American and British English
There are a number of well-known differences in spelling between American
and British English. Some more or less systematic differences are listed
on Spelling
differences between American and British English. To the extent that
these differences a regular, one might design spelling rules which automatically
transform American to British spelling.
-
Give a regular expression which obligatorily replaces ize
by ise and yze
to yse. One approach is to write an
expression which optionally applies first, and to compose this with a recognizer
(i.e. an identity transducer) which filters ize
and yze atterns.
-
Give a regular expression which changes eling
to elling. Why does this rule `overgenerate'?
-
Look for other systematic differences between American and British spelling
and try to deal with them in a similar way.
Hyphenation
A syllable in general consists of an onset (consisting of zero or more
consonants), followed by a nucleus (a single vowel), followed by a coda
(zero or more consonants). Assume a language where coda's consist of at
most one consonant. Furthermore, if a single consonant occurs between two
vowels, it is part of the second syllable.
abba
|
-->
|
ab-ba
|
aba
|
-->
|
a-ba
|
baab
|
-->
|
ba-ab
|
-
Give a regular expression which inserts a hyphen after each syllable.
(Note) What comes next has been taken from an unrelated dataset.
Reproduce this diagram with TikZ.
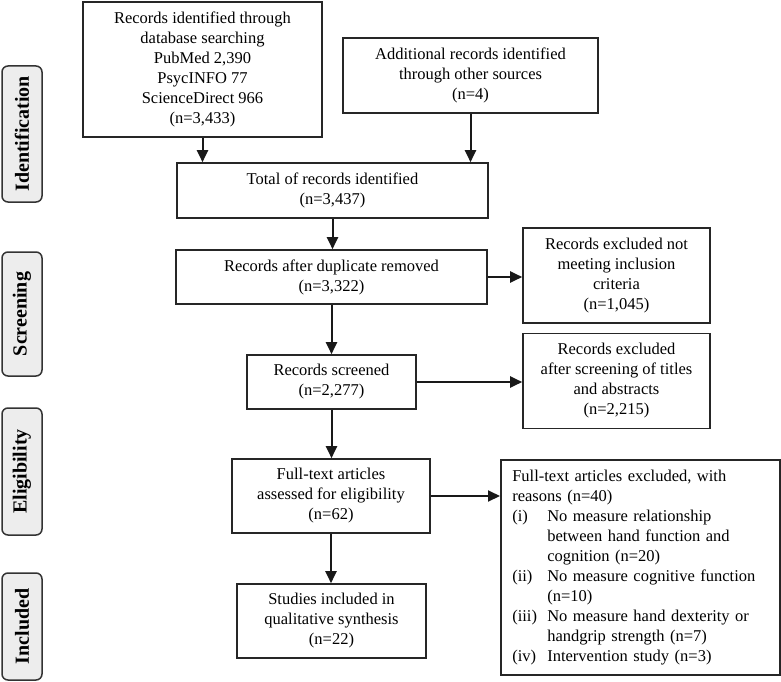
\documentclass[tikz,border=0pt]{standalone}
\usepackage{fontspec}
\setmainfont{Liberation Serif}
\usetikzlibrary{arrows.meta}
\begin{document}
\begin{tikzpicture}[x=1pt,y=-1pt,
  box/.style={draw=black!85, line width=1.6pt, align=center, inner sep=2pt,
    font=\fontsize{16.5}{20}\selectfont},
  phase/.style={draw=black!80, line width=1.5pt, fill=gray!14, rounded corners=6pt,
    rotate=90, inner sep=0pt, minimum height=40pt,
    font=\bfseries\fontsize{20}{24}\selectfont},
  arr/.style={line width=2pt, draw=black!90, -{Triangle[length=12pt,width=11pt]}}]
\useasboundingbox (0,0) rectangle (781,682);

% phase labels
\node[phase, minimum width=136pt] (pid) at (22,134) {Identification};
\node[phase, minimum width=124pt] (psc) at (22,314) {Screening};
\node[phase, minimum width=127pt] (pel) at (22,471.5) {Eligibility};
\node[phase, minimum width=107pt] (pin) at (22,626.5) {Included};

% main boxes
\node[box, minimum width=239pt, minimum height=135pt] (db) at (202.5,69.5)
  {Records identified through\\database searching\\PubMed 2,390\\PsycINFO 77\\ScienceDirect 966\\(n=3,433)};
\node[box, minimum width=255pt, minimum height=75pt] (add) at (470.5,75.5)
  {Additional records identified\\through other sources\\(n=4)};
\node[box, minimum width=311pt, minimum height=55pt] (tot) at (332.5,190.5)
  {Total of records identified\\(n=3,437)};
\node[box, minimum width=311pt, minimum height=54pt] (dup) at (331.5,277)
  {Records after duplicate removed\\(n=3,322)};
\node[box, minimum width=187pt, minimum height=95pt] (ex1) at (616.5,275.5)
  {Records excluded not\\meeting inclusion\\criteria\\(n=1,045)};
\node[box, minimum width=169pt, minimum height=54pt] (scr) at (331.5,382)
  {Records screened\\(n=2,277)};
\node[box, minimum width=187pt, minimum height=95pt] (ex2) at (616.5,381)
  {Records excluded\\after screening of titles\\and abstracts\\(n=2,215)};
\node[box, minimum width=198pt, minimum height=74pt] (ft) at (331,496)
  {Full-text articles\\assessed for eligibility\\(n=62)};
\node[box, minimum width=189pt, minimum height=74pt] (inc) at (331.5,621)
  {Studies included in\\qualitative synthesis\\(n=22)};
\node[box, anchor=north west, align=left, text width=256pt, inner xsep=11.5pt,
  minimum height=215pt] (ex3) at (500,459)
  {Full-text articles excluded, with\\
   reasons (n=40)\\
   \makebox[35pt][l]{(i)}No measure relationship\\
   \hspace*{35pt}between hand function and\\
   \hspace*{35pt}cognition (n=20)\\
   \makebox[35pt][l]{(ii)}No measure cognitive function\\
   \hspace*{35pt}(n=10)\\
   \makebox[35pt][l]{(iii)}No measure hand dexterity or\\
   \hspace*{35pt}handgrip strength (n=7)\\
   \makebox[35pt][l]{(iv)}Intervention study (n=3)};

% connectors
\draw[arr] (db.south) -- (db.south |- tot.north);
\draw[arr] (add.south) -- (add.south |- tot.north);
\draw[arr] (tot.south) -- (tot.south |- dup.north);
\draw[arr] (dup.east) -- (dup.east -| ex1.west);
\draw[arr] (dup.south) -- (dup.south |- scr.north);
\draw[arr] (scr.east) -- (scr.east -| ex2.west);
\draw[arr] (scr.south) -- (scr.south |- ft.north);
\draw[arr] (ft.east) -- (ft.east -| ex3.west);
\draw[arr] (ft.south) -- (ft.south |- inc.north);
\end{tikzpicture}
\end{document}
One
approach is to define a transducer which inserts hyphens optionally first,
and to compose this transducer with a recognizer which filters illegal
hyphenation patterns.
-
Ensure that no hyphen is inserted after the last syllable. One approach
is to add an end-of-word marker (say #) to each word and to specify
a filter which refers to this marker.